::: SUPPLIED RECORDS

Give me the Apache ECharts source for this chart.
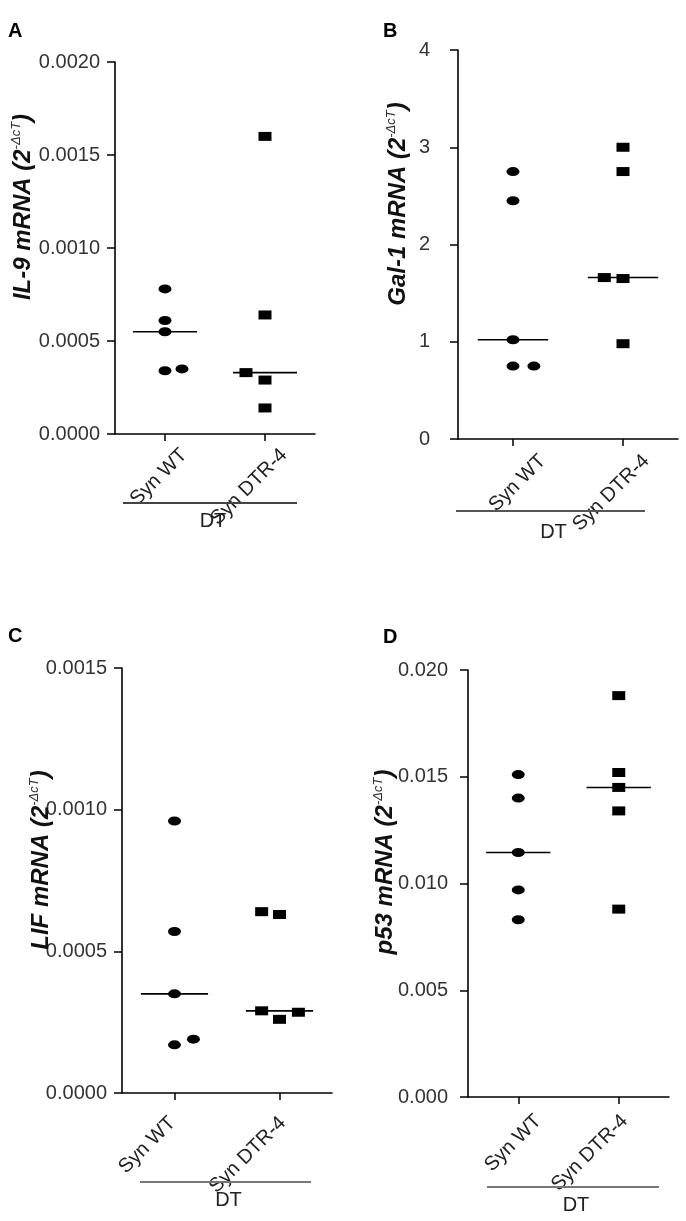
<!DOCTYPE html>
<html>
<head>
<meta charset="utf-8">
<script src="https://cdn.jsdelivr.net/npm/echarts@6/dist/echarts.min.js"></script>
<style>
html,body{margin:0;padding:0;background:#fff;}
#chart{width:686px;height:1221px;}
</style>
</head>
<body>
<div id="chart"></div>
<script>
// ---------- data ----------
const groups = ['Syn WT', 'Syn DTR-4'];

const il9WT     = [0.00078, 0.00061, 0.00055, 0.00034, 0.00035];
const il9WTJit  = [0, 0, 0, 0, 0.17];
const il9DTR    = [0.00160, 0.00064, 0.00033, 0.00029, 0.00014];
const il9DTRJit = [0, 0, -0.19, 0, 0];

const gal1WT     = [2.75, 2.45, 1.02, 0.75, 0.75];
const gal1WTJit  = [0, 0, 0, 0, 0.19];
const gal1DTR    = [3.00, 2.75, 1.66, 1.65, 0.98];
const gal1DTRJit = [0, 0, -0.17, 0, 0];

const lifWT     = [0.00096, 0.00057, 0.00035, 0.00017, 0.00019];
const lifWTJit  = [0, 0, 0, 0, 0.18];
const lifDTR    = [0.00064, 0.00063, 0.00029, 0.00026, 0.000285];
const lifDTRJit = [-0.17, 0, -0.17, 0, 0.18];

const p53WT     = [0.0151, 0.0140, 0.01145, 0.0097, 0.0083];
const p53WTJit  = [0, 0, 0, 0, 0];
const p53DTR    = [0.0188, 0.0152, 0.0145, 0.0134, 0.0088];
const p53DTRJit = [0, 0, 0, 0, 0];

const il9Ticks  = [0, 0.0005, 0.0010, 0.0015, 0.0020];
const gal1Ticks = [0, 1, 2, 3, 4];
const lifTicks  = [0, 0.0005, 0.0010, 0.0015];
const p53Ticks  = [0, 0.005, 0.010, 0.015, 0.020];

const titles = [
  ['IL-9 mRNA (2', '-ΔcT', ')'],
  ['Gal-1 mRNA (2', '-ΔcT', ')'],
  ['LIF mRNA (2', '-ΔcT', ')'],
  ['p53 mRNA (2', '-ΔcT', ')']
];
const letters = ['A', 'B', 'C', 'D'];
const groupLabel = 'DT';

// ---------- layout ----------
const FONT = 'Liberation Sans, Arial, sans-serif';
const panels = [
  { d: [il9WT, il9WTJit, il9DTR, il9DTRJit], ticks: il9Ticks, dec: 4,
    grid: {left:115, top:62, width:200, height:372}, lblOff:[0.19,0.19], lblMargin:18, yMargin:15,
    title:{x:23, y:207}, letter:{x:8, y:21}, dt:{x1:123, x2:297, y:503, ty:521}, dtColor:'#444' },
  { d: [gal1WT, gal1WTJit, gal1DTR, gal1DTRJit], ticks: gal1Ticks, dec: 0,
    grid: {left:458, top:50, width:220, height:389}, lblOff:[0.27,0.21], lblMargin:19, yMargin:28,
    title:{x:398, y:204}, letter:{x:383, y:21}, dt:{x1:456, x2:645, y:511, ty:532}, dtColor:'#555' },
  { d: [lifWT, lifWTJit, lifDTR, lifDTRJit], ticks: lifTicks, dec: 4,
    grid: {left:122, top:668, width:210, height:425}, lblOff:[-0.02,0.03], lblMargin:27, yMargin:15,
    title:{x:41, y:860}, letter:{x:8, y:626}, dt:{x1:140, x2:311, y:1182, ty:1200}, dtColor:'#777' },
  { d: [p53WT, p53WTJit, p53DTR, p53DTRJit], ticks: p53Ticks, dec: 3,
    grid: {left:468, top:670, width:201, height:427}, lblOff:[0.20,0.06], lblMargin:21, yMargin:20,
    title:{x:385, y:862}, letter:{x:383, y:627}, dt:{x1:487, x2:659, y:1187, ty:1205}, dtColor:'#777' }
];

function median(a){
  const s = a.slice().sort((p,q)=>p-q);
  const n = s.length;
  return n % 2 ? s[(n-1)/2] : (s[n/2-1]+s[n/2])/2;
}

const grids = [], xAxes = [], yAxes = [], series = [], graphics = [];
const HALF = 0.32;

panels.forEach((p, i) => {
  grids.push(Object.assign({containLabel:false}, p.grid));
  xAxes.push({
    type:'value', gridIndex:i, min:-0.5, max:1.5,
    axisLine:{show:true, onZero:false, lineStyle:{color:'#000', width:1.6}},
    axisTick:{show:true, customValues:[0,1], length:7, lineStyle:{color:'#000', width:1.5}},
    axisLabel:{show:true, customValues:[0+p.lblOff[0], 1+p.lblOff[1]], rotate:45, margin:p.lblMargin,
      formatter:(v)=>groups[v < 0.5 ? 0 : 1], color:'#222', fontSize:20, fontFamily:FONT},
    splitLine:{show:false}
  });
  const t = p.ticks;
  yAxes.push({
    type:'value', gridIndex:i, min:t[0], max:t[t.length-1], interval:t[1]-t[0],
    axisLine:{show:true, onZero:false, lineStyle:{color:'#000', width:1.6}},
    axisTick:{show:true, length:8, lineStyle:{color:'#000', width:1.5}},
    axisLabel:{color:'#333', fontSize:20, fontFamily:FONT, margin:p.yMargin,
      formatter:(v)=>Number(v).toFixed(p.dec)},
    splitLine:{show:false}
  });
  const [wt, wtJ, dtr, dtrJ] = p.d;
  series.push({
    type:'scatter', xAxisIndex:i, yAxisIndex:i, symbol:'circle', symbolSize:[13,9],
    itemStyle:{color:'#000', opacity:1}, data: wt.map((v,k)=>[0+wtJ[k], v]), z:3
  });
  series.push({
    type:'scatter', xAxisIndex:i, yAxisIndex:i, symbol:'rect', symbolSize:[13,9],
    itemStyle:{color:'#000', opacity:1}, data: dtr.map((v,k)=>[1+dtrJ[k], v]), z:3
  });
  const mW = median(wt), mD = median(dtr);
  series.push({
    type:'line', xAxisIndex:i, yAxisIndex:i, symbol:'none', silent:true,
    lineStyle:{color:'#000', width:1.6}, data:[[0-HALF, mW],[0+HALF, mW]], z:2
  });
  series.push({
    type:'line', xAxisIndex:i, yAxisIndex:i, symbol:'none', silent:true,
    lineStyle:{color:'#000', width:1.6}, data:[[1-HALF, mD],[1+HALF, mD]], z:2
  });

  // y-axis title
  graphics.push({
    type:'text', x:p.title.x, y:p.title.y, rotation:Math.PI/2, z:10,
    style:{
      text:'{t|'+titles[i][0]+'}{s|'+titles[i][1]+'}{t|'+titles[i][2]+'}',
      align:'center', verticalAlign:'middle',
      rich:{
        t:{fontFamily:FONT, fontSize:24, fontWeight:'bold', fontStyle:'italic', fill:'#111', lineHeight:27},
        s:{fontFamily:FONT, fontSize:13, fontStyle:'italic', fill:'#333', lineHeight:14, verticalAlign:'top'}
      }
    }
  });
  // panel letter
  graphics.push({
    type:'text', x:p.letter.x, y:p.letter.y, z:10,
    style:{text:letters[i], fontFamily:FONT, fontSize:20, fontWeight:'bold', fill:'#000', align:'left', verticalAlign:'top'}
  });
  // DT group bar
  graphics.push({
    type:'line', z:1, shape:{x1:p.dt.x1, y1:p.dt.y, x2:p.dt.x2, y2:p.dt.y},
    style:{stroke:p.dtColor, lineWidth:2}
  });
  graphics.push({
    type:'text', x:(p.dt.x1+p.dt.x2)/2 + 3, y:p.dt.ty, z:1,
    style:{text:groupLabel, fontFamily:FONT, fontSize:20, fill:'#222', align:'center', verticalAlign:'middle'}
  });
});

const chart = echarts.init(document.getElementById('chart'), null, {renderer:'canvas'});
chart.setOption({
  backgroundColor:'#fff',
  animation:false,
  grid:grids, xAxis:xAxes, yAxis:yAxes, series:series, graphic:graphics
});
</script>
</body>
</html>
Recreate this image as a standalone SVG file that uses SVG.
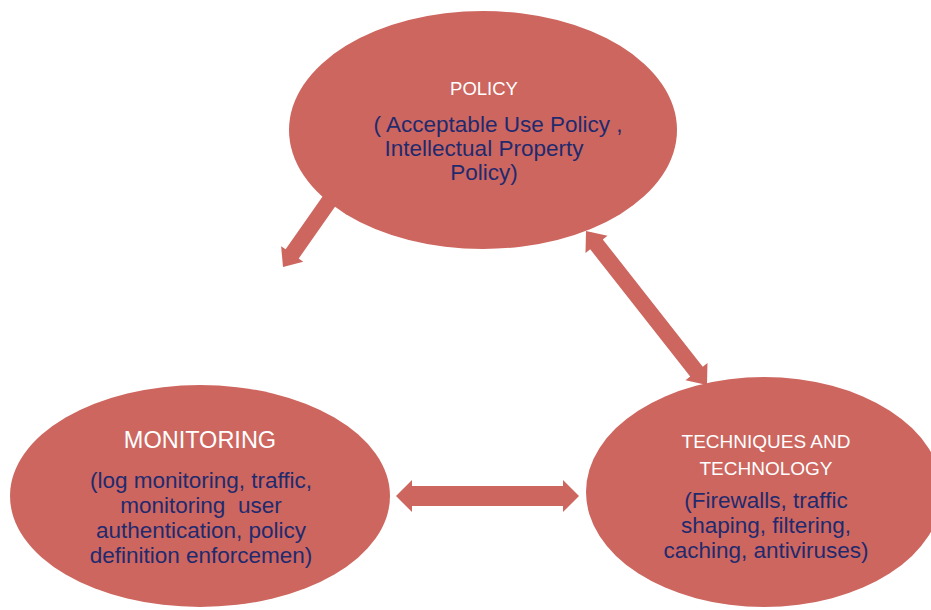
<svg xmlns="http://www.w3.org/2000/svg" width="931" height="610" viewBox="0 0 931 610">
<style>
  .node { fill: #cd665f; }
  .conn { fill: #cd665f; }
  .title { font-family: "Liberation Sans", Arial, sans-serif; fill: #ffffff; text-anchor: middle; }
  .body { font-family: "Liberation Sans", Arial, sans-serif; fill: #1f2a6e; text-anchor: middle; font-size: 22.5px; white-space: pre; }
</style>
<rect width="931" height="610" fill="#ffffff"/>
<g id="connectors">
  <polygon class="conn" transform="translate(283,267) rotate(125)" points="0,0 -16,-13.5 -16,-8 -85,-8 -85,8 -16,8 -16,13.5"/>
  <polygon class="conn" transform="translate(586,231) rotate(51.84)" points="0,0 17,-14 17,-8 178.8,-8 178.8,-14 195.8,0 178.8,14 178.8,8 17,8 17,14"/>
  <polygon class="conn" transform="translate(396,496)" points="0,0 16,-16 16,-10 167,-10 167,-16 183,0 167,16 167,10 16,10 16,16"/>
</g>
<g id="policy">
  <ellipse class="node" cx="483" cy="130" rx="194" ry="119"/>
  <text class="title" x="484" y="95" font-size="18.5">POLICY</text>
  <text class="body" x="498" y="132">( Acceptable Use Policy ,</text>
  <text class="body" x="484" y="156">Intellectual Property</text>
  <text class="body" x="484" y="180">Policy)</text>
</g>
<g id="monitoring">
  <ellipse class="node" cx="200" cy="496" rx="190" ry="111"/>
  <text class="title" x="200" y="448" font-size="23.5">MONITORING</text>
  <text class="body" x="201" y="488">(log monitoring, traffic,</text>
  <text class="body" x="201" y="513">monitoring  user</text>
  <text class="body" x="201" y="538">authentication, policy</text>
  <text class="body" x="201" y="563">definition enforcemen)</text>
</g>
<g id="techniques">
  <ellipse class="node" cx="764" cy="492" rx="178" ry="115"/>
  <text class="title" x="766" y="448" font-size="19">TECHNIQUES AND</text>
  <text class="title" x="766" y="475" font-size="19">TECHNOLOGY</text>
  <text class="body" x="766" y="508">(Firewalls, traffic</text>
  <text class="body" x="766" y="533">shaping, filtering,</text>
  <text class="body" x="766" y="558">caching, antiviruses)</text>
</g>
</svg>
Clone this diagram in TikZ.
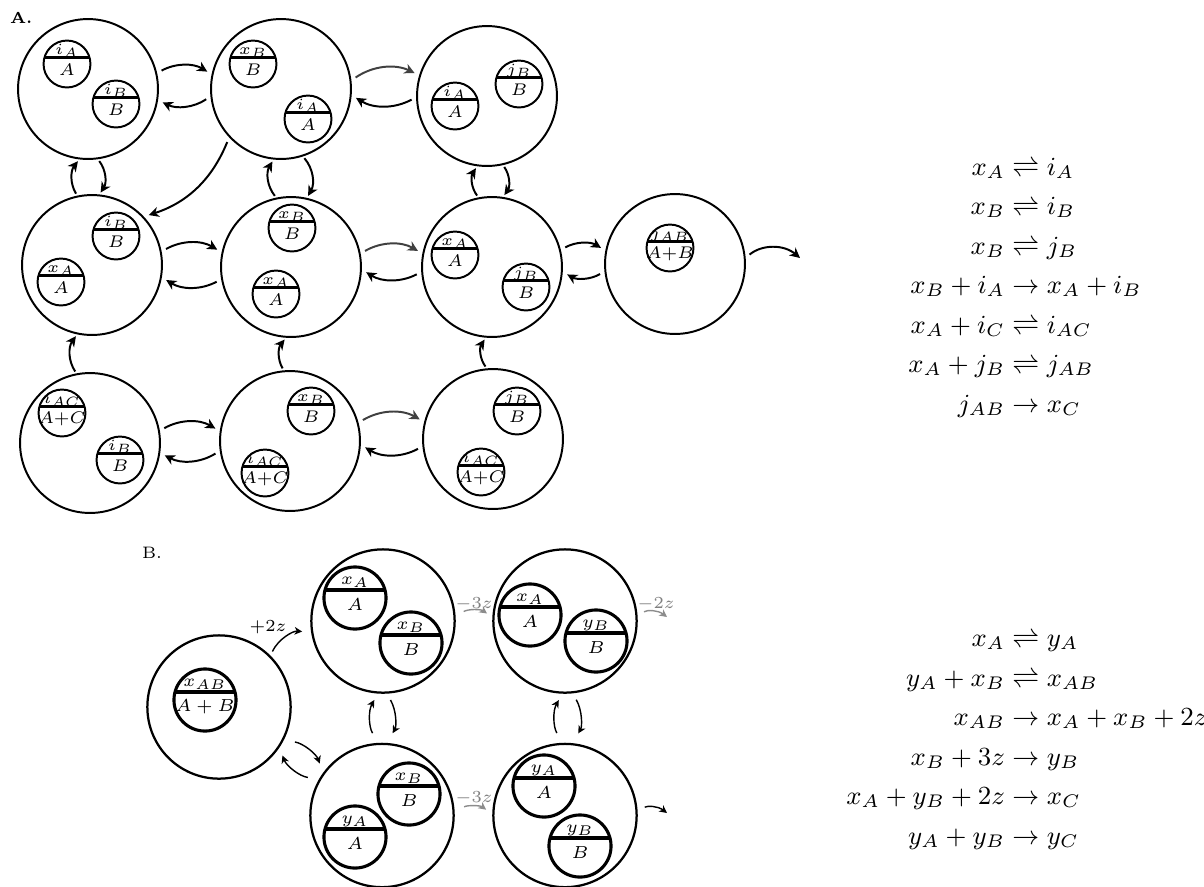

::::::

• WHAT YOU ARE ASKED TO DO: Copy each line of the listing that includes "this".

• OUTPUT:
Give me the Apache ECharts source for this chart.
Recreate this image as a standalone SVG file that uses SVG.
Clone this diagram in TikZ.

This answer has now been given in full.